Do you use The Internet Movie Database (IMDb) (http://www.imdb.com) ?

An awesome site for info and reviews on any movie or program ever made (just about). You need to get on there and start writing reviews mate, you have the knack!:ok:

tony draper
25th Sep 2008, 15:45
Buggah! missed The Man In Grey, ch4 this afternoon!! starring Margret Lockwood, stirred our young loins she did.
:E

frostbite
25th Sep 2008, 17:06
I think IMDB is not a patch on what it was (since Yahoo took it over?).

I have found several errors lately, and as for posting reviews etc., be prepared to send them your credit card number because they insist on that first!

alwayzinit
25th Sep 2008, 17:57
To move the theme forward a bit................

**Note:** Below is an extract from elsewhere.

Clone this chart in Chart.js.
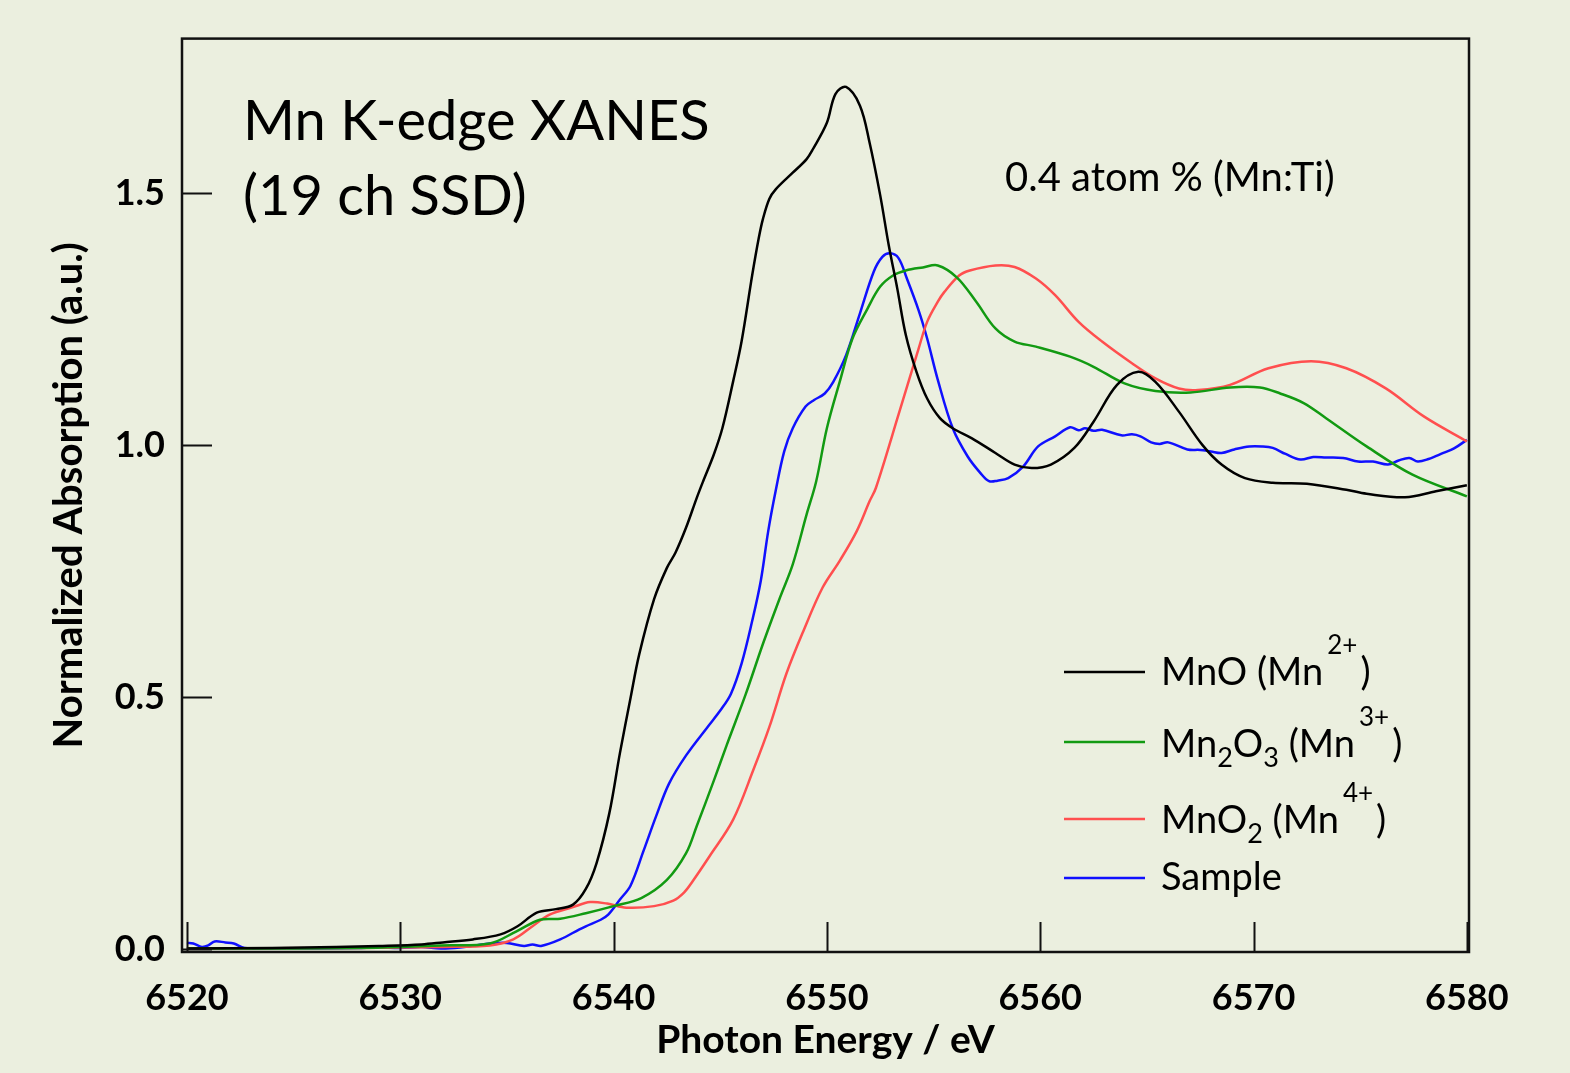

We stuck in Babel the other night, to quote my 15yrs old lad......

"W T F ! was that all about!"

I would have chastised the lad had I not been close to death by utter boredom and bewillderment.

The other latest box office mega movie that crashed and burnt was the latest Indiana Jones job talk about 2 hrs 30 mins that you can never get back, utter tosh and rhubard.

Or maybe I am just getting old?

Alwayz

The Real Slim Shady
25th Sep 2008, 18:07
Brigadoon.

First visit to the US, jetlagged to spanners in hotel in Sacramento and all night all they showed was Brigadoon in B&W and an advert for Parkwood Chevrolet!!!!!

That was 29 years ago: the effect was profound.

Then again, the Radio Shack sign in Caribou wasn't much better as entertainment.

Bushfiva
26th Sep 2008, 00:38
Just accidentally saw "Forced Vengeance" with Chuck Norris, circa 1982. It's from his "I'll stand still while you take a swing, then you stand still while I hit you back" period. English with Chinese and Japanese subtitles, so in some places there are three stabs at the plot line. So when Mr Norris spoke the as-close-to-innuendo-as-Chuck-gets line "never let a woman touch your piece", some members of the audience would have been reading "she tried to steal my gun" and "I did not let her touch my willy".

I didn't see it WITH him, he was IN it.